Anita Chakungal shakes her head in bewilderment while looking at her tree-lined street in Mississauga.
For the past few days – stark changes to the maple trees close to her home have had her asking a lot of questions.
“It’s like fall, what’s happening?” she said. “Our trees are dying.”
Arborists with the city of Mississauga confirm the trees have fungal infections, says Gavin Longmuir, a forestry manager with the City of Mississauga. Two of the most likely infections he said are verticillium wilt or anthracnose.
The two infections are soil-borne diseases that are thriving thanks to cool, damp conditions.

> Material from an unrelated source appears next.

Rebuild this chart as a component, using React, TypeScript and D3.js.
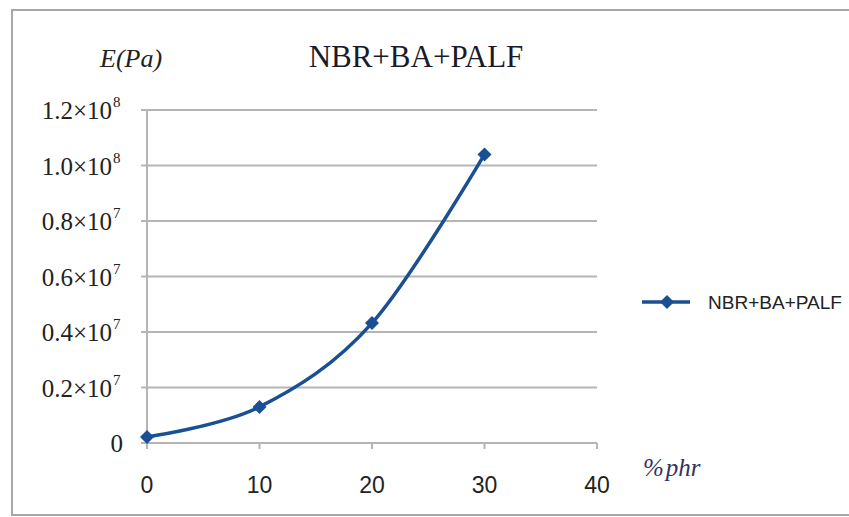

“It will have an impact,” Longmuir said before adding “not all of the trees will succumb to these infections.”
The worst of the two fungi, is verticillium wilt, Phil DiFlorio, the manager of a Terra Greenhouse in Milton said, it can kill the tree in a year. Anthracnose, DiFlorio said, is slower moving and can be cut out if only a few branches are affected.
Otherwise, the best line of defence from either infection is to keep trees well watered and fertilized. Residents are also asked to remove fallen leaves and branches and dispose of them, but not in backyard compost. The leaves themselves carry the spores so permanent disposal is needed to prevent spreading.
Since the fungi are soil-borne, there is no way to be totally rid of it because a lot of trees become infected when they are planted, Longmuir said.
Longmuir places some blame on a poor soil base in new subdivisions.
“These trees don’t get the soil volume they require,” he said. “The roots can’t establish themselves.”
That leads to weaker trees, which aren’t able to fight off any potential illness, including the fungal spores.
In the city of Mississauga, residents can call 311, to request an inspection of trees on city property and forestry staff will assess the tree and its viability.
“If the trees are not going to be viable and they’re not going to survive, we would replace them with a different species,” Longmuir said, adding oak, hackberry, honey locust and other varieties are likely candidates because they aren’t as likely to fall prey to the same disease.
The priority for the city of Mississauga however is remediation, Longmuir said. Staff may trim, fertilize and water the tree to try to save it before it is declared dead. If a tree doesn’t survive, Longmuir says a replacement could take a year or more.